--- START OF STORED DATA ---

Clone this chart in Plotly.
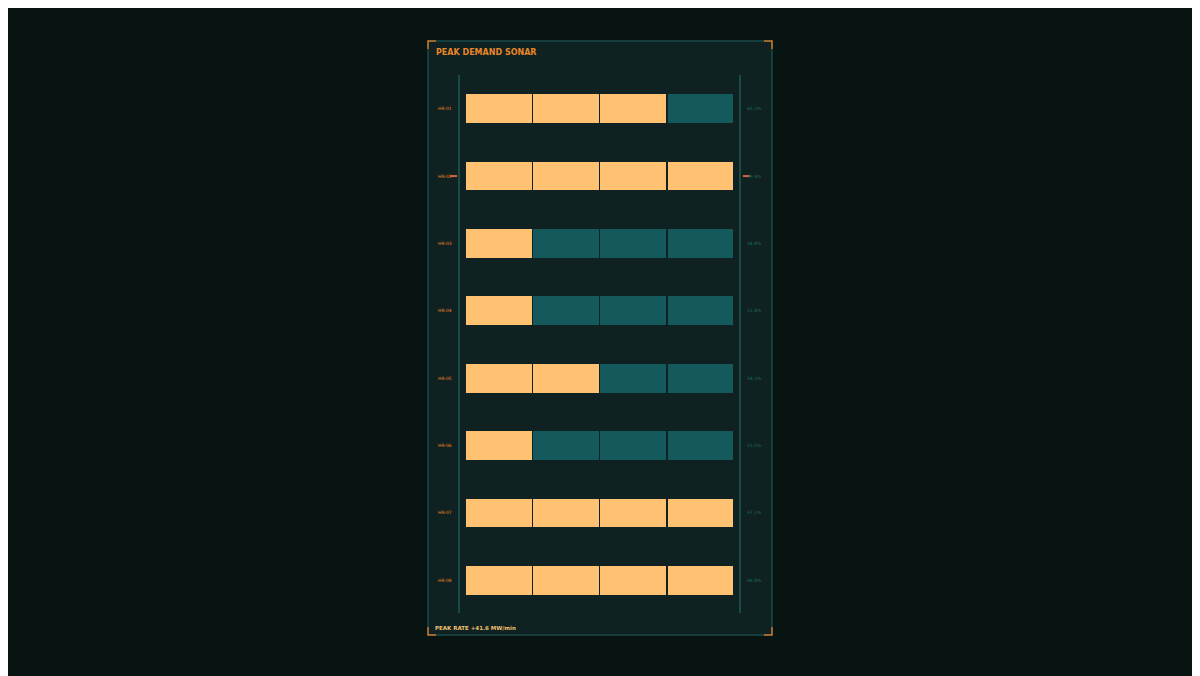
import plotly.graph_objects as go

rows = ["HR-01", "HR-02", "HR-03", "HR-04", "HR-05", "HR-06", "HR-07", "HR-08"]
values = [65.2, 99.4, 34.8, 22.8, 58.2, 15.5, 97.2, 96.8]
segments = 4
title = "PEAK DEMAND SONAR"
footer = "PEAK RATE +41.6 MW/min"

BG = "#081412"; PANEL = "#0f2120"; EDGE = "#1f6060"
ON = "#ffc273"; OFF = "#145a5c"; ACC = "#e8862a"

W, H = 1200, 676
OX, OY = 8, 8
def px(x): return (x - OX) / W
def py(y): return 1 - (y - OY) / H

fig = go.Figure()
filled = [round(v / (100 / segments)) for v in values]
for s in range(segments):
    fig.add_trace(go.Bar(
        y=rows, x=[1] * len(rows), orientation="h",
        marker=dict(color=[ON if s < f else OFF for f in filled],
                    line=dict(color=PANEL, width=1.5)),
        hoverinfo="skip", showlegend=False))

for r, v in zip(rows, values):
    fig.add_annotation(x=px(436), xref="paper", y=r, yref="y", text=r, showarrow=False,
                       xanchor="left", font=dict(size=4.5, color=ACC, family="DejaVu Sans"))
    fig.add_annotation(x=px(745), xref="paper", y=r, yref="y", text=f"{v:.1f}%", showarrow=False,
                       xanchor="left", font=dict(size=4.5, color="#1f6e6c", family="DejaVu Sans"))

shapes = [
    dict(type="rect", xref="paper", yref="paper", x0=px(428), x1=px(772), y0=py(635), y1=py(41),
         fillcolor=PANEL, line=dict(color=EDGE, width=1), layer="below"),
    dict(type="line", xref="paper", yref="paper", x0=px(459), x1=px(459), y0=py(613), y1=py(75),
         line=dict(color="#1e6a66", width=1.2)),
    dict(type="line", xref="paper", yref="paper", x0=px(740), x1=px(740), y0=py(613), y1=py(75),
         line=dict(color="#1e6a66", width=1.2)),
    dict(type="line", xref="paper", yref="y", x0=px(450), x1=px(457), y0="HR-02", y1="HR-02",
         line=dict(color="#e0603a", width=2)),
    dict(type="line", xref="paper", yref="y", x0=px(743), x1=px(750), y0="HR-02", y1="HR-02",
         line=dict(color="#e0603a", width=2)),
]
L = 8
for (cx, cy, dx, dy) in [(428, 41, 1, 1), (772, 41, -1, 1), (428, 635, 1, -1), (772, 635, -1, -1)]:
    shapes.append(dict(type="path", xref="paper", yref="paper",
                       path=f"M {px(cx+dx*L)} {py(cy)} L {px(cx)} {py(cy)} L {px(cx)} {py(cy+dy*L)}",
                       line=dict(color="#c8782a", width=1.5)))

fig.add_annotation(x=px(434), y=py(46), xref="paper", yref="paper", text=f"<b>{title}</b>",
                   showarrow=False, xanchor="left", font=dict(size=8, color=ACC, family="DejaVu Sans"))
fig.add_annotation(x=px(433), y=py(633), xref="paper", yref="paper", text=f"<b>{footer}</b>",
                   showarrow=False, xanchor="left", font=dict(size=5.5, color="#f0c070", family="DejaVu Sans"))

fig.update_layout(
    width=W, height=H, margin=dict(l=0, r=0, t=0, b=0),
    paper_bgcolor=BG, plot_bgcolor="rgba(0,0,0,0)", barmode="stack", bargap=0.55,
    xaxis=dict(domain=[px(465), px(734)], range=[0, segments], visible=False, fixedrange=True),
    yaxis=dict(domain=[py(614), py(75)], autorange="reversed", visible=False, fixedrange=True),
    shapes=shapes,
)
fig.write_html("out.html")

--- END OF STORED DATA ---

THE REQUEST: Quote the data above in full, leaving out the pictures it holds.

RESULT OF THE EXERCISE:
Clone this chart in Plotly.
import plotly.graph_objects as go

rows = ["HR-01", "HR-02", "HR-03", "HR-04", "HR-05", "HR-06", "HR-07", "HR-08"]
values = [65.2, 99.4, 34.8, 22.8, 58.2, 15.5, 97.2, 96.8]
segments = 4
title = "PEAK DEMAND SONAR"
footer = "PEAK RATE +41.6 MW/min"

BG = "#081412"; PANEL = "#0f2120"; EDGE = "#1f6060"
ON = "#ffc273"; OFF = "#145a5c"; ACC = "#e8862a"

W, H = 1200, 676
OX, OY = 8, 8
def px(x): return (x - OX) / W
def py(y): return 1 - (y - OY) / H

fig = go.Figure()
filled = [round(v / (100 / segments)) for v in values]
for s in range(segments):
    fig.add_trace(go.Bar(
        y=rows, x=[1] * len(rows), orientation="h",
        marker=dict(color=[ON if s < f else OFF for f in filled],
                    line=dict(color=PANEL, width=1.5)),
        hoverinfo="skip", showlegend=False))

for r, v in zip(rows, values):
    fig.add_annotation(x=px(436), xref="paper", y=r, yref="y", text=r, showarrow=False,
                       xanchor="left", font=dict(size=4.5, color=ACC, family="DejaVu Sans"))
    fig.add_annotation(x=px(745), xref="paper", y=r, yref="y", text=f"{v:.1f}%", showarrow=False,
                       xanchor="left", font=dict(size=4.5, color="#1f6e6c", family="DejaVu Sans"))

shapes = [
    dict(type="rect", xref="paper", yref="paper", x0=px(428), x1=px(772), y0=py(635), y1=py(41),
         fillcolor=PANEL, line=dict(color=EDGE, width=1), layer="below"),
    dict(type="line", xref="paper", yref="paper", x0=px(459), x1=px(459), y0=py(613), y1=py(75),
         line=dict(color="#1e6a66", width=1.2)),
    dict(type="line", xref="paper", yref="paper", x0=px(740), x1=px(740), y0=py(613), y1=py(75),
         line=dict(color="#1e6a66", width=1.2)),
    dict(type="line", xref="paper", yref="y", x0=px(450), x1=px(457), y0="HR-02", y1="HR-02",
         line=dict(color="#e0603a", width=2)),
    dict(type="line", xref="paper", yref="y", x0=px(743), x1=px(750), y0="HR-02", y1="HR-02",
         line=dict(color="#e0603a", width=2)),
]
L = 8
for (cx, cy, dx, dy) in [(428, 41, 1, 1), (772, 41, -1, 1), (428, 635, 1, -1), (772, 635, -1, -1)]:
    shapes.append(dict(type="path", xref="paper", yref="paper",
                       path=f"M {px(cx+dx*L)} {py(cy)} L {px(cx)} {py(cy)} L {px(cx)} {py(cy+dy*L)}",
                       line=dict(color="#c8782a", width=1.5)))

fig.add_annotation(x=px(434), y=py(46), xref="paper", yref="paper", text=f"<b>{title}</b>",
                   showarrow=False, xanchor="left", font=dict(size=8, color=ACC, family="DejaVu Sans"))
fig.add_annotation(x=px(433), y=py(633), xref="paper", yref="paper", text=f"<b>{footer}</b>",
                   showarrow=False, xanchor="left", font=dict(size=5.5, color="#f0c070", family="DejaVu Sans"))

fig.update_layout(
    width=W, height=H, margin=dict(l=0, r=0, t=0, b=0),
    paper_bgcolor=BG, plot_bgcolor="rgba(0,0,0,0)", barmode="stack", bargap=0.55,
    xaxis=dict(domain=[px(465), px(734)], range=[0, segments], visible=False, fixedrange=True),
    yaxis=dict(domain=[py(614), py(75)], autorange="reversed", visible=False, fixedrange=True),
    shapes=shapes,
)
fig.write_html("out.html")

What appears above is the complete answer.